June 21, 2019
No appetite for extension
The biggest misconception among commentators in the UK is that the EU will in the end agree to a Brexit extension. The EU surely does not want to be blamed for a hard Brexit. But we ask: blamed by whom? Leo Varadkar did a really good job yesterday to instil at least some doubt into this complacent attitude. He said the mood in the Council was shifting against an extension - a judgement we can confirm. There is no unanimity on this point, but unanimity is not required. Any member can veto an extension. We are not saying that anyone will do this. Emmanuel Macron and Pedro Sánchez are not threatening a veto. But they are winning the argument.
Also consider that EU leaders do not really care whether UK newspapers blame them for a hard Brexit. What matters to them is whether their own electorates will. Why on Earth should they do this? It was the UK that triggered Art. 50. It was the House of Commons that failed to ratify the withdrawal agreement. We yield to no one in our criticism of the EU and its policies. But not even we would go the extreme of blaming the EU for a no-deal Brexit.
We think the notion of an automatic Brexit extension is probably the biggest Brexit delusion of all. Another delusion is the presumption that Boris Johnson will necessarily ask for one. And that parliament can stop a no-deal Brexit - short of revocation or legislating for a second referendum.
Here is the universe of Brexit choice the next PM will confront:
- elections before end-October;
- elections after end-October, either in December or in 2020;
- second referendum;
- no-deal Brexit without elections;
- unilateral revocation by the House of Commons;
- ratification of the existing withdrawal agreement with a new political declaration;
- a negotiated change in the withdrawal agreement, back to the original version of a Northern Ireland-only backstop.

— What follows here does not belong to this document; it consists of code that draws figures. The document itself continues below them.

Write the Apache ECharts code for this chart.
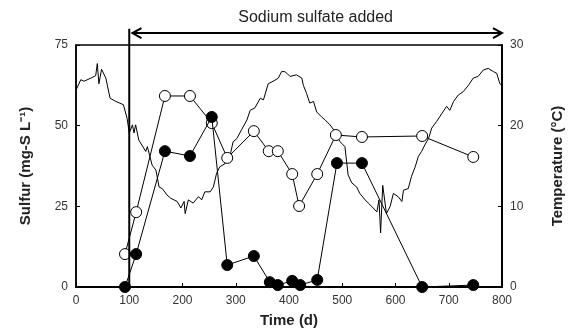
<!DOCTYPE html>
<html>
<head>
<meta charset="utf-8">
<script src="https://cdn.jsdelivr.net/npm/echarts@6/dist/echarts.min.js"></script>
<style>
html,body{margin:0;padding:0;background:#fff;}
#main{width:568px;height:332px;}
</style>
</head>
<body>
<div id="main"></div>
<script>
// sulfur samples (open and filled circles)
var openDays = [92, 113, 167, 214, 255, 284, 334, 362, 379, 406, 419, 453, 488, 537, 650, 746];
var openS = [10.2, 23.2, 59.2, 59.2, 50.8, 40, 48.3, 42.1, 42.1, 35, 25.1, 35, 47.1, 46.5, 46.8, 40.3];
var fillDays = [92, 113, 167, 214, 255, 284, 334, 364, 379, 406, 421, 453, 490, 537, 650, 746];
var fillS = [0, 10.2, 42.1, 40.6, 52.7, 6.8, 9.6, 1.5, 0.6, 1.9, 0.6, 2.2, 38.4, 38.4, 0, 0.6];

// temperature trace
var tempDays = [0, 2, 9, 15, 28, 37, 40, 43, 48, 56, 64, 75, 89, 96, 100, 106, 109, 112, 118, 131, 134, 143, 150, 156, 162, 171, 178, 190, 197, 203, 205, 211, 220, 230, 236, 242, 252, 258, 264, 270, 280, 289, 295, 302, 311, 321, 327, 336, 346, 352, 361, 370, 380, 386, 392, 396, 402, 414, 424, 427, 433, 439, 446, 452, 461, 468, 477, 486, 496, 505, 511, 518, 527, 533, 543, 549, 558, 565, 569, 572, 576, 583, 590, 596, 605, 612, 615, 624, 630, 637, 643, 649, 655, 662, 668, 677, 687, 696, 702, 709, 718, 727, 737, 746, 755, 765, 774, 784, 790, 796, 800];
var tempC = [24.4, 24.6, 25.7, 25.5, 25.9, 26.2, 27.7, 25.2, 27.0, 25.9, 23.4, 23.0, 22.6, 20.9, 19.1, 20.1, 19.1, 20.1, 18.2, 16.8, 17.4, 15.1, 14.5, 12.4, 12.2, 11.4, 11.0, 10.6, 9.8, 10.6, 9.1, 10.8, 10.4, 11.2, 10.8, 11.8, 11.8, 12.4, 14.1, 14.9, 15.3, 16.2, 18.0, 18.4, 19.5, 20.7, 21.9, 22.2, 23.4, 23.2, 25.2, 25.5, 25.9, 26.7, 26.7, 26.5, 26.1, 26.3, 25.9, 25.0, 24.0, 22.8, 23.0, 21.7, 21.1, 20.7, 20.1, 19.3, 18.0, 17.4, 13.9, 12.9, 12.4, 11.6, 10.8, 10.4, 9.8, 9.3, 10.8, 6.7, 12.6, 9.1, 10.0, 11.6, 11.2, 10.6, 12.0, 12.2, 13.7, 14.9, 16.2, 16.8, 17.6, 18.4, 19.7, 20.5, 21.5, 22.4, 21.9, 23.0, 23.8, 24.2, 25.0, 25.9, 26.1, 26.9, 27.1, 26.7, 26.5, 25.2, 25.0];

var xTicks = [0, 800, 100];
var sulfurTicks = [0, 75, 25];
var tempTicks = [0, 30, 10];

function zip(a, b) {
    return a.map(function (v, i) { return [v, b[i]]; });
}

var axisFont = { fontFamily: 'Liberation Sans', fontSize: 12, color: '#333' };
var nameFont = { fontFamily: 'Liberation Sans', fontSize: 15, fontWeight: 'bold', color: '#222' };

option = {
    animation: false,
    grid: { left: 76, right: 66, top: 45, bottom: 45, outerBoundsMode: 'none', show: true, borderColor: '#000', borderWidth: 1.5 },
    xAxis: {
        type: 'value',
        min: xTicks[0], max: xTicks[1], interval: xTicks[2],
        name: 'Time (d)', nameLocation: 'middle', nameGap: 26, nameTextStyle: nameFont,
        axisLine: { show: true, lineStyle: { color: '#000', width: 2 } },
        axisTick: { show: true, inside: true, length: 4, lineStyle: { color: '#000' } },
        axisLabel: axisFont,
        splitLine: { show: false }
    },
    yAxis: [{
        type: 'value',
        min: sulfurTicks[0], max: sulfurTicks[1], interval: sulfurTicks[2],
        name: 'Sulfur (mg-S L\u207B\u00B9)', nameLocation: 'middle', nameGap: 43, nameTextStyle: nameFont,
        axisLine: { show: true, lineStyle: { color: '#000', width: 1.5 } },
        axisTick: { show: true, inside: true, length: 4, lineStyle: { color: '#000' } },
        axisLabel: axisFont,
        splitLine: { show: false }
    }, {
        type: 'value',
        min: tempTicks[0], max: tempTicks[1], interval: tempTicks[2],
        name: 'Temperature (\u00B0C)', nameLocation: 'middle', nameGap: 48, nameRotate: 90, nameTextStyle: nameFont,
        axisLine: { show: true, lineStyle: { color: '#000', width: 2 } },
        axisTick: { show: true, inside: true, length: 4, lineStyle: { color: '#000' } },
        axisLabel: axisFont,
        splitLine: { show: false }
    }],
    series: [{
        name: 'Temperature',
        type: 'line',
        yAxisIndex: 1,
        data: zip(tempDays, tempC),
        symbol: 'none',
        lineStyle: { color: '#000', width: 1 },
        z: 1
    }, {
        name: 'open',
        type: 'line',
        yAxisIndex: 0,
        data: zip(openDays, openS),
        symbol: 'circle', symbolSize: 11,
        itemStyle: { color: '#fff', borderColor: '#000', borderWidth: 1 },
        lineStyle: { color: '#000', width: 1 },
        z: 3
    }, {
        name: 'filled',
        type: 'line',
        yAxisIndex: 0,
        data: zip(fillDays, fillS),
        symbol: 'circle', symbolSize: 11,
        itemStyle: { color: '#000', borderColor: '#000', borderWidth: 1 },
        lineStyle: { color: '#000', width: 1 },
        z: 4
    }]
};

var dom = document.getElementById('main');
var myChart = echarts.init(dom);
myChart.setOption(option);

// annotation: start of sodium sulfate addition
var p0 = myChart.convertToPixel({ xAxisIndex: 0, yAxisIndex: 0 }, [100, 0]);
var pTop = myChart.convertToPixel({ xAxisIndex: 0, yAxisIndex: 0 }, [100, 80]);
var pArrowL = myChart.convertToPixel({ xAxisIndex: 0, yAxisIndex: 0 }, [106, 78.7]);
var pArrowR = myChart.convertToPixel({ xAxisIndex: 0, yAxisIndex: 0 }, [800, 78.7]);
var pText = myChart.convertToPixel({ xAxisIndex: 0, yAxisIndex: 0 }, [450, 83.5]);

myChart.setOption({
    graphic: [
        { type: 'line', shape: { x1: p0[0], y1: p0[1], x2: pTop[0], y2: pTop[1] }, style: { stroke: '#000', lineWidth: 2 }, z: 10 },
        { type: 'line', shape: { x1: pArrowL[0], y1: pArrowL[1], x2: pArrowR[0], y2: pArrowR[1] }, style: { stroke: '#000', lineWidth: 2 }, z: 10 },
        { type: 'polyline', shape: { points: [[pArrowL[0] + 9, pArrowL[1] - 5], [pArrowL[0], pArrowL[1]], [pArrowL[0] + 9, pArrowL[1] + 5]] }, style: { stroke: '#000', lineWidth: 2, fill: null }, z: 10 },
        { type: 'polyline', shape: { points: [[pArrowR[0] - 9, pArrowR[1] - 5], [pArrowR[0], pArrowR[1]], [pArrowR[0] - 9, pArrowR[1] + 5]] }, style: { stroke: '#000', lineWidth: 2, fill: null }, z: 10 },
        { type: 'text', x: pText[0], y: pText[1], style: { text: 'Sodium sulfate added', font: '16px "Liberation Sans"', fill: '#222', align: 'center', verticalAlign: 'middle' }, z: 10 }
    ]
});
</script>
</body>
</html>
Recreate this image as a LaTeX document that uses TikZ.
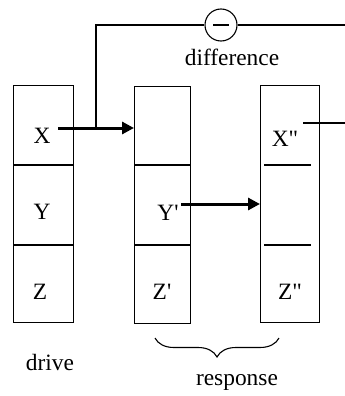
\documentclass[tikz,border=0pt]{standalone}
\usepackage{fontspec}
\setmainfont{Liberation Serif}[Ligatures=TeXOff]
\usetikzlibrary{arrows.meta,decorations.pathreplacing}
\begin{document}
\begin{tikzpicture}[x=1pt,y=-1pt,
  cellbox/.style={draw,line width=1.1pt,minimum width=#1,minimum height=237pt,inner sep=0pt,anchor=north west},
  lbl/.style={inner sep=0pt,font=\fontsize{23.4}{28}\selectfont},
  thin/.style={line width=1.1pt},
  bigarrow/.style={line width=3pt,-{Triangle[length=12pt,width=12pt]}}]
\useasboundingbox (0,0) rectangle (345,396);
% boxes
\node[cellbox=60pt] (b1) at (13,85) {};
\node[cellbox=56pt] (b2) at (134,86) {};
\node[cellbox=59pt] (b3) at (260,85) {};
% dividers
\draw[thin] (b1.west |- 0,165) -- (b1.east |- 0,165);
\draw[thin] (b1.west |- 0,245) -- (b1.east |- 0,245);
\draw[thin] (b2.west |- 0,165) -- (b2.east |- 0,165);
\draw[thin] (b2.west |- 0,245) -- (b2.east |- 0,245);
\coordinate (d1a) at (264,165); \coordinate (d1b) at (311,165);
\coordinate (d2a) at (264,245); \coordinate (d2b) at (311,245);
\draw[thin] (d1a) -- (d1b);
\draw[thin] (d2a) -- (d2b);
% labels
\node[lbl] (X) at (42,136) {X};
\node[lbl] (Y) at (42,212) {Y};
\node[lbl] (Z) at (40,292) {Z};
\node[lbl] (Yp) at (168,213) {Y'};
\node[lbl] (Zp) at (162,292) {Z'};
\node[lbl] (Xpp) at (285,139) {X"};
\node[lbl] (Zpp) at (290,292) {Z"};
\node[lbl] (diff) at (232,57) {difference};
\node[lbl] (drive) at (50,362) {drive};
\node[lbl] (resp) at (237,382) {response};
% difference circle
\node[draw,thin,circle,minimum size=32pt,inner sep=0pt] (circ) at (221,25) {};
\draw[line width=1.4pt] ([xshift=-8pt]circ.center) -- ([xshift=8pt]circ.center);
% arrows
\coordinate (a1s) at (58,128);
\draw[bigarrow] (a1s) -- (b2.west |- a1s);
\coordinate (a2s) at (181,204);
\draw[bigarrow] (a2s) -- (b3.west |- a2s);
% feedback lines
\coordinate (br) at (96,128);
\draw[thin] (br) |- (circ.west);
\coordinate (rt) at (345,25);
\draw[thin] (circ.east) -- (rt);
\coordinate (xl) at (303,123);
\coordinate (xr) at (345,123);
\draw[thin] (xl) -- (xr);
% brace
\coordinate (bra) at (155,338); \coordinate (brb) at (279,338);
\draw[thin,decorate,decoration={brace,amplitude=19pt,mirror}] (bra) -- (brb);
\end{tikzpicture}
\end{document}
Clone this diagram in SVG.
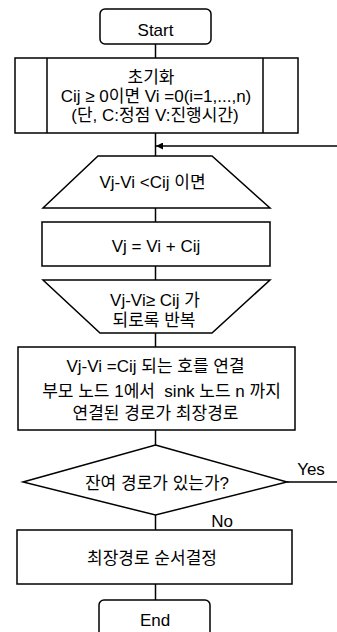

We are excluding all the unicorn options from this list - like the fabled Malthouse compromise. If we go through the list from the perspective of Boris Johnson as prime minister, an early Brexit-delivery election appears the best out of a series of risky options. If he were to present a withdrawal deal to the UK parliament, there is a good chance they would reject it once again, given the narrow majorities. He would end up at exactly the same point where Theresa May ended up. A second referendum would have the same political effect.
We are aware, of course, that a newly-appointed prime minister does not want to go down as the PM with the shortest term of office in history. Early elections are risky. But there are no good alternatives. Johnson has a reasonable chance of winning an election on a platform to commit to Brexit before October - or at year-end perhaps - deal or no deal. This is the only scenario in which the Tories could come out of this with their head not just held high, but still attached to their bodies. In all other scenarios they face extinction at the hands of Nigel Farage. The point is not whether Farage could win an election outright. This is theoretically possible but unlikely. But his potential to damage the Tories is massive. The national election polls currently showing Farage in the lead really have an impact on the views of Tory MPs.
Johnson yesterday predictably won the first leg of the leadership race, and even managed to get his favourite opponent, Jeremy Hunt, in the final run-off. The colourless Hunt stands no chance. His position on Brexit is all over the place. And remember that, whenever Tory politicians go on hustings in the shires, they discover that Brexit is the only issue that matters.